If your organisation receives funding from UK FCDO, EU DG INTPA, Swedish Sida, Global Fund, or any major bilateral/multilateral donor, the OECD DAC 2026 standards are no longer future guidance — they’re your reporting contract. And yet, a startling 69% of grantees still treat DAC criteria as abstract jargon rather than operational levers for stronger proposals, faster disbursements, and higher renewal rates.
The good news? These standards aren’t about adding paperwork — they’re about structuring impact evidence more strategically. Let’s break down exactly what’s changed in 2026 — and how you can act on it today.
🔑 3 Non-Negotiable Shifts You Must Address Now
1. It’s Not ‘What You Did’ — It’s Which DAC Criterion It Advances
The six OECD DAC evaluation criteria — relevance, coherence, effectiveness, efficiency, impact, and sustainability — are now embedded directly into application forms, monitoring frameworks, and audit checklists. For example:
- UK FCDO’s 2025 “Levelling Up” grants require a scored DAC Alignment Matrix, where each objective is rated 1–5 against relevance, efficiency, and sustainability — with narrative justification.
- The Global Fund’s 2025 TB reporting pilot mandates criterion tagging: every indicator and narrative paragraph must be assigned ≥1 DAC criterion (e.g., “Reduced test turnaround time → effectiveness”).
✅ Action step: Audit your current logframe or M&E plan. For every output and outcome, ask: Which DAC criterion does this most directly demonstrate? Map it — then use that mapping to draft reports, not vice versa.
2. “Grant Equivalent” Is Your New Baseline — Even for Pure Grants
Since full implementation in 2023, ODA reporting requires grant-equivalent valuation, not face-value amounts. While this matters most for blended finance, it signals a deeper expectation: you must prove concessionality, development intent, and additionality.
That means:
- Showing your project wouldn’t have happened without the grant (e.g., via market gap analysis);
- Demonstrating alignment with national strategies (coherence);
- Documenting how your intervention catalyses broader systems change — not just delivers services.
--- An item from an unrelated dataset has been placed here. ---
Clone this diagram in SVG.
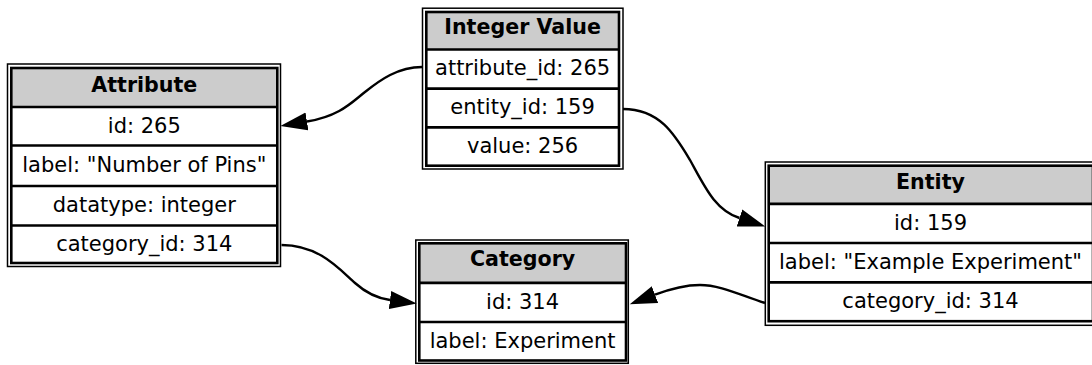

⚠️ Eurodad found only 31% of 2023 PSI ODA reports included full grant-equivalent methodology. Don’t be part of that gap.
✅ Action step: Add a one-paragraph Additionality Statement to every progress report: “This activity was not commercially viable, politically feasible, or technically implementable without this grant due to [X constraint]. Evidence: [Y baseline data / stakeholder consultation summary].”
3. Coherence Is Auditable — Not Aspirational
Coherence — the newest DAC criterion — is now assessed via documented proof, not rhetoric. France’s 2024 DAC Peer Review flagged failures to show how malaria grants aligned with national health system plans. In 2026, expect scrutiny of:
- Stakeholder consultation records (with government counterparts);
- Policy mapping (e.g., how your climate adaptation project links to NDCs);
- Joint monitoring frameworks signed with partner ministries.
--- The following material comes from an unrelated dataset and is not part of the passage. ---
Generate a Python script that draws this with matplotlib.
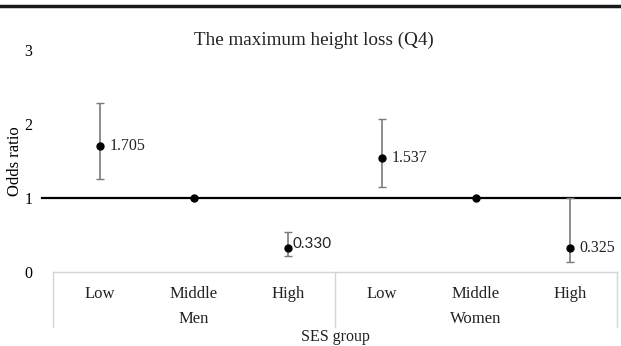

✅ Action step: Before submitting your next report, attach a Coherence Annex: a table listing each activity, the relevant national/regional policy it supports, the consulted government body, and the shared indicator used for joint tracking.
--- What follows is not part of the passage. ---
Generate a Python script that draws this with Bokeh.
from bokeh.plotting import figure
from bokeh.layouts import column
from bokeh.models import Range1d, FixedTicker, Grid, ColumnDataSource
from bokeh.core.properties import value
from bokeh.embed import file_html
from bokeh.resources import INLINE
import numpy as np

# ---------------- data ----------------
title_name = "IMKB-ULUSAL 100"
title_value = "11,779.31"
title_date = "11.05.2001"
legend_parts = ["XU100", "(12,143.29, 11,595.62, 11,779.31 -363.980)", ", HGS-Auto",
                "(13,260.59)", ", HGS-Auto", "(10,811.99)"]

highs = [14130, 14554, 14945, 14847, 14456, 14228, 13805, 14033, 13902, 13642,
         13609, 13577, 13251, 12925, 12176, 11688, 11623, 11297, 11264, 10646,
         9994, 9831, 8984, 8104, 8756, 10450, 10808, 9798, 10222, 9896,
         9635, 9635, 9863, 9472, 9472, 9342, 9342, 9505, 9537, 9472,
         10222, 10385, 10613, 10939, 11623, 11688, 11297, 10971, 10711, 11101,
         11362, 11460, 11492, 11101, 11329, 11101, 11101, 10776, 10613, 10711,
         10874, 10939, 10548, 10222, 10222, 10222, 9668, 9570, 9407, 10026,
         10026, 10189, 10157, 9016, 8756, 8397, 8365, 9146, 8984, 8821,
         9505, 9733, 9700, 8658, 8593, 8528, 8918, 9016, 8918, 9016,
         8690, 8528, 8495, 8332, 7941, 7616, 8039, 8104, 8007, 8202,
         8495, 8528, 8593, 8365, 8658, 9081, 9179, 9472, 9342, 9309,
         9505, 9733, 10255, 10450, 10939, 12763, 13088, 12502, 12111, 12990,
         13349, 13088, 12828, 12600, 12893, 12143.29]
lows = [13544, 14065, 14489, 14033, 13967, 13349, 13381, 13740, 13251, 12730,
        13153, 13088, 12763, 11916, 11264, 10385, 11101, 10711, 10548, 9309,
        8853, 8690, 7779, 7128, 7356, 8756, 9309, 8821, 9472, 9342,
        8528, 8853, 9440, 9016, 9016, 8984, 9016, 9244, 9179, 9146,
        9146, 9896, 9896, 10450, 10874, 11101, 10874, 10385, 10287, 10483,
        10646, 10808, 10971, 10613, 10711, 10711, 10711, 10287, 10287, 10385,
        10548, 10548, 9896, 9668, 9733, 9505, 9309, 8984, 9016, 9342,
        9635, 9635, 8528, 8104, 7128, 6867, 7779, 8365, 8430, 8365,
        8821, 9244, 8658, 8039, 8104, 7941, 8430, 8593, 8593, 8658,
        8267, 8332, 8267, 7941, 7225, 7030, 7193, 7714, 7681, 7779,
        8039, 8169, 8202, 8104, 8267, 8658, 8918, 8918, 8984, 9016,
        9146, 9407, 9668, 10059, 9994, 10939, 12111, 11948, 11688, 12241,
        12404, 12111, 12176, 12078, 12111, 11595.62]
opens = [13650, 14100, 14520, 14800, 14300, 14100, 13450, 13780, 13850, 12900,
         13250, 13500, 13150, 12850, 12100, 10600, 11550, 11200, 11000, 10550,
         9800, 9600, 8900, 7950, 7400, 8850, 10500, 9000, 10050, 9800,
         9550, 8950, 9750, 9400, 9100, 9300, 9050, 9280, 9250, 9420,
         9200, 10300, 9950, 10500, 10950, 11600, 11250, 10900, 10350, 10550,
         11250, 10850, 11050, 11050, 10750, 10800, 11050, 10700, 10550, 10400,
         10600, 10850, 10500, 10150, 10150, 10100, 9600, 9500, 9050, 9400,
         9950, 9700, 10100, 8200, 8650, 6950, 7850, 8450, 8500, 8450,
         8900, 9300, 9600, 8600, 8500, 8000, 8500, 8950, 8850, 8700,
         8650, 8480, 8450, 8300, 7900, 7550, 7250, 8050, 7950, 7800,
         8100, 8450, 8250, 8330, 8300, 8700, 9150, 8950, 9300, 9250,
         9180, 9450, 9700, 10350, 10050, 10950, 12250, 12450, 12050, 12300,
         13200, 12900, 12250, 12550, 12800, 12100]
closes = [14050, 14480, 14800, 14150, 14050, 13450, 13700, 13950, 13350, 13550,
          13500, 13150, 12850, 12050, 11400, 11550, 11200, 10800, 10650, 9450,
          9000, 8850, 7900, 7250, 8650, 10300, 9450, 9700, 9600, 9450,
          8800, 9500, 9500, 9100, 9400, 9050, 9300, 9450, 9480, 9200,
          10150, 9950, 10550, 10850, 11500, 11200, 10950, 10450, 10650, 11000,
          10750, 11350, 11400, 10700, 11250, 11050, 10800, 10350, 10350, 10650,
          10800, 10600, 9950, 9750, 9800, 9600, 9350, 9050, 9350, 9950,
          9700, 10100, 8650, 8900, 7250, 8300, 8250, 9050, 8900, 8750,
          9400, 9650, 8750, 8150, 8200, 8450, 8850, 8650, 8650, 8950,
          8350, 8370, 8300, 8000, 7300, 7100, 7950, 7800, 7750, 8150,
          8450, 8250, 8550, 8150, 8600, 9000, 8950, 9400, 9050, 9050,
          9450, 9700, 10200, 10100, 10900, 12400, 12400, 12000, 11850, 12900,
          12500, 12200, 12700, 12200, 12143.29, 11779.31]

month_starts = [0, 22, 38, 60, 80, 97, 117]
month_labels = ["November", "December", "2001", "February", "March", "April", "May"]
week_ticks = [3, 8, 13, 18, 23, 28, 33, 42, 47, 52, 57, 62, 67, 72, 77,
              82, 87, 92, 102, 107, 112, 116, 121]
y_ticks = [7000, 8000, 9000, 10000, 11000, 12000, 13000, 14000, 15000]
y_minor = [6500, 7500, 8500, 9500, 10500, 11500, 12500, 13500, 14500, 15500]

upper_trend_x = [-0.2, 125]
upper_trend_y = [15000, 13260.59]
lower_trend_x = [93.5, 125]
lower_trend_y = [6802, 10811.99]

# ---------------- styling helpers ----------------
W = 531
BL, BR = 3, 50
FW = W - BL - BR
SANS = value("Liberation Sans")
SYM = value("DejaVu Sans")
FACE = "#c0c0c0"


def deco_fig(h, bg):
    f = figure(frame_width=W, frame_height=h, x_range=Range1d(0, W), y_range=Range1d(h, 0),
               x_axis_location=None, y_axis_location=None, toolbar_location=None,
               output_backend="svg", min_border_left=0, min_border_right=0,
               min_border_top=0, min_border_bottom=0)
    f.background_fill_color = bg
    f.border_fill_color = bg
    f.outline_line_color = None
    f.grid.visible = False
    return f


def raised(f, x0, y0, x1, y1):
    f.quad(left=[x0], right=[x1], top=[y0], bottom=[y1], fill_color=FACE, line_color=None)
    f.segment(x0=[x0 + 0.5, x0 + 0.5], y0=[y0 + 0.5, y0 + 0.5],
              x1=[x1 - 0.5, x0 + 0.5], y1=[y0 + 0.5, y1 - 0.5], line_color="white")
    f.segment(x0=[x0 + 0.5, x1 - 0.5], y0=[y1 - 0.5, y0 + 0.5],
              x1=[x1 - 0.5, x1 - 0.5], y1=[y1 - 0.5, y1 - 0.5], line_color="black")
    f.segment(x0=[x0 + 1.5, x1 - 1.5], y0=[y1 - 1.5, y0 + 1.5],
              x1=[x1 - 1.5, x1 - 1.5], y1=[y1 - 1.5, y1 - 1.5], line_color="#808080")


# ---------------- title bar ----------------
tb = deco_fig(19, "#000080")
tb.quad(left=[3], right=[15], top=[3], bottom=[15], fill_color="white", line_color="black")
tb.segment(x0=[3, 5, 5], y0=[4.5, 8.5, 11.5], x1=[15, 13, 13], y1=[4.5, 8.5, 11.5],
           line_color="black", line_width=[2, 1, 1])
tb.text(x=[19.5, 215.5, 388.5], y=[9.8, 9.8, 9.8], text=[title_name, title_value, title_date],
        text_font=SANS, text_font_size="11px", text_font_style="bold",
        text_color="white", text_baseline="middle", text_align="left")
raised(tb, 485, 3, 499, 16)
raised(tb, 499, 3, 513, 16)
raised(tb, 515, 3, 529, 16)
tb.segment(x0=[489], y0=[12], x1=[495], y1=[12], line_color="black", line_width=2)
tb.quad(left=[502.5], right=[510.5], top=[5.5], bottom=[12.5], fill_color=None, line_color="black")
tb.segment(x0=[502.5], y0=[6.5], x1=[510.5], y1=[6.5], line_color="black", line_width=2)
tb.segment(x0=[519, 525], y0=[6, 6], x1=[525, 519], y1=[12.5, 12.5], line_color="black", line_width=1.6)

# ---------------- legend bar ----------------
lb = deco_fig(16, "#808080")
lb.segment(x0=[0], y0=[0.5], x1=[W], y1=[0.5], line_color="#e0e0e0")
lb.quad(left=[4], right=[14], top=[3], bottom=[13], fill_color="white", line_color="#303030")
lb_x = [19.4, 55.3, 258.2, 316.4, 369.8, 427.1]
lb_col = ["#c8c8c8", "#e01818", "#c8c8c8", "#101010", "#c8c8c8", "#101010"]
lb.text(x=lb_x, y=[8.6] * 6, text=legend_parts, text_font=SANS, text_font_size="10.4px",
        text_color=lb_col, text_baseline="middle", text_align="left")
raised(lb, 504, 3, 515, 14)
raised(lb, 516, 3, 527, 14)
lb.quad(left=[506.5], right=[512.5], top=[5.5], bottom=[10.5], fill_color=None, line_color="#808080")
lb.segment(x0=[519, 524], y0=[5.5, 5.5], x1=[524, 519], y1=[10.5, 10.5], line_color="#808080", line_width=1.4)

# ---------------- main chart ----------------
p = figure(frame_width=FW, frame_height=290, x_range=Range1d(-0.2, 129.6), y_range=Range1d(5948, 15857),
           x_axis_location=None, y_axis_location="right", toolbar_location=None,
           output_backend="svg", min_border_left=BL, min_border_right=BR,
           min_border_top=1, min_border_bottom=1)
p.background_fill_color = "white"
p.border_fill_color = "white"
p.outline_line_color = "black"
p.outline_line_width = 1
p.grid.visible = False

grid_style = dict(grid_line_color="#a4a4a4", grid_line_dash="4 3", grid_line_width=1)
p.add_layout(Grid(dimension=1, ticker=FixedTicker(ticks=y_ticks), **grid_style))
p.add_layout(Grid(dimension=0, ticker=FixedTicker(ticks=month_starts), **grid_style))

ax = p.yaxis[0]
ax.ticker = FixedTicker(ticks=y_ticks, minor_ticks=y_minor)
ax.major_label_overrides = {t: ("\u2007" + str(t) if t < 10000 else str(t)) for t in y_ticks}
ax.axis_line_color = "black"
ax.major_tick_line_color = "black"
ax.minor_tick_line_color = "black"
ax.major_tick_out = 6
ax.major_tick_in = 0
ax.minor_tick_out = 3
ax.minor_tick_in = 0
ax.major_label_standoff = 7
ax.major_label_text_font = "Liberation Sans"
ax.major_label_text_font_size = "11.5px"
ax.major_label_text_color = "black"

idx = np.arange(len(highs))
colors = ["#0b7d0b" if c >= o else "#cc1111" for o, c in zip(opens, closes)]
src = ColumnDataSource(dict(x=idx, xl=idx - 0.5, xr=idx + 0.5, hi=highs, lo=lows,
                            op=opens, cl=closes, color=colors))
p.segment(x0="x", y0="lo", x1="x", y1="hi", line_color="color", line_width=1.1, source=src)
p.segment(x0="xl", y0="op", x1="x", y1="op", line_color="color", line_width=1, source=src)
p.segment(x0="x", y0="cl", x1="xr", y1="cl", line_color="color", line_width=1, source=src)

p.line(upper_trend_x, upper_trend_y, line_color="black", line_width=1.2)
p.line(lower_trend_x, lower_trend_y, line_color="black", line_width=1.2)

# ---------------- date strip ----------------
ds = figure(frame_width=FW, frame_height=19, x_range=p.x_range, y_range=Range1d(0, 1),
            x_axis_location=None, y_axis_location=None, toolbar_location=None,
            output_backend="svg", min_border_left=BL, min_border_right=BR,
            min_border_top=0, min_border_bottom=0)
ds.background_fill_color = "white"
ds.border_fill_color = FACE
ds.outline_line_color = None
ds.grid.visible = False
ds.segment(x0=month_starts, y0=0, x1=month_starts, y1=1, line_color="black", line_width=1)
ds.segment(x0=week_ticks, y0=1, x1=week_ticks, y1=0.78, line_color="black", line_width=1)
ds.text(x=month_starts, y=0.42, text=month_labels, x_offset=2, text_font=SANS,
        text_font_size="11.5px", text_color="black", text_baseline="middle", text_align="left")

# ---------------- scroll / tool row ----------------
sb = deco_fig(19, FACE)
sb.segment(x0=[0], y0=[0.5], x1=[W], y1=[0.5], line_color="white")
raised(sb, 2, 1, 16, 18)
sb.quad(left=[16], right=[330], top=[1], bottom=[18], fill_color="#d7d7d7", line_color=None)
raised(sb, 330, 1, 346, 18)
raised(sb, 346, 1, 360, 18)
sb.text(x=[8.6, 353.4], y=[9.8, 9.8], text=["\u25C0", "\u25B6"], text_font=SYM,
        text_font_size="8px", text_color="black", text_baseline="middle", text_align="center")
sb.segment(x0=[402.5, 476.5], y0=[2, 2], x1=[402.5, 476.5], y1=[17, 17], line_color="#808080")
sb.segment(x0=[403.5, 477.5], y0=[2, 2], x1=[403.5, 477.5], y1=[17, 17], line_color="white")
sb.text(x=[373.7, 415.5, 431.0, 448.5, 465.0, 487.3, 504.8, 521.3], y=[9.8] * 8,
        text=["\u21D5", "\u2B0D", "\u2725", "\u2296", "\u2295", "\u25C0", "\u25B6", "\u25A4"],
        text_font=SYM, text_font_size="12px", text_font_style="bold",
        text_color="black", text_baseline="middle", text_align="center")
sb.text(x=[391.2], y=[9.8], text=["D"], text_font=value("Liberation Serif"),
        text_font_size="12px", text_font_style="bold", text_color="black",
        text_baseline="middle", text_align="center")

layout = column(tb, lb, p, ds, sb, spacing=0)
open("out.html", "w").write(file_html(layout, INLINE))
🚀 Turn Compliance Into Competitive Advantage
Leading grantees aren’t just meeting standards — they’re leveraging them:
- Swedish Sida’s Digital Health Equity Fund (Kenya) used satellite imagery + SMS verification to deliver real-time coverage maps — satisfying effectiveness and sustainability while cutting verification costs by 40%.
- EU DG INTPA’s Just Energy Transition grants required gender-disaggregated impact data and third-party additionality audits — resulting in 92% verified catalytic impact and fast-tracked co-financing.
- Organisations using DAC-aligned GMS platforms (e.g., Good Grants, Canalix) report 55% faster report drafting, per 2026 benchmarking data.
💡 Pro tip: Embed DAC language early. Use criterion tags in internal team meetings (“How does this budget line strengthen efficiency?”). Train field staff to collect coherence evidence during implementation — not during report season.
✅ Your 2026 DAC Readiness Checklist (3-Minute Version)
- All KPIs mapped to ≥1 DAC criterion (use OECD’s official glossary)
- Every report includes an Additionality Statement and Coherence Annex
- Grant-equivalent logic documented — even for non-blended grants
- Real-time or third-party-verified data used for ≥2 core outcomes
- Narrative links activities to SDG targets and national policies (not just global goals)
The DAC standards exist to make development more accountable — and more effective. When you align with them intentionally, you don’t just satisfy donors. You sharpen your theory of change, deepen partnerships, and build irreplaceable evidence for your next funding round.
Don’t wait for the deadline. Start mapping — today.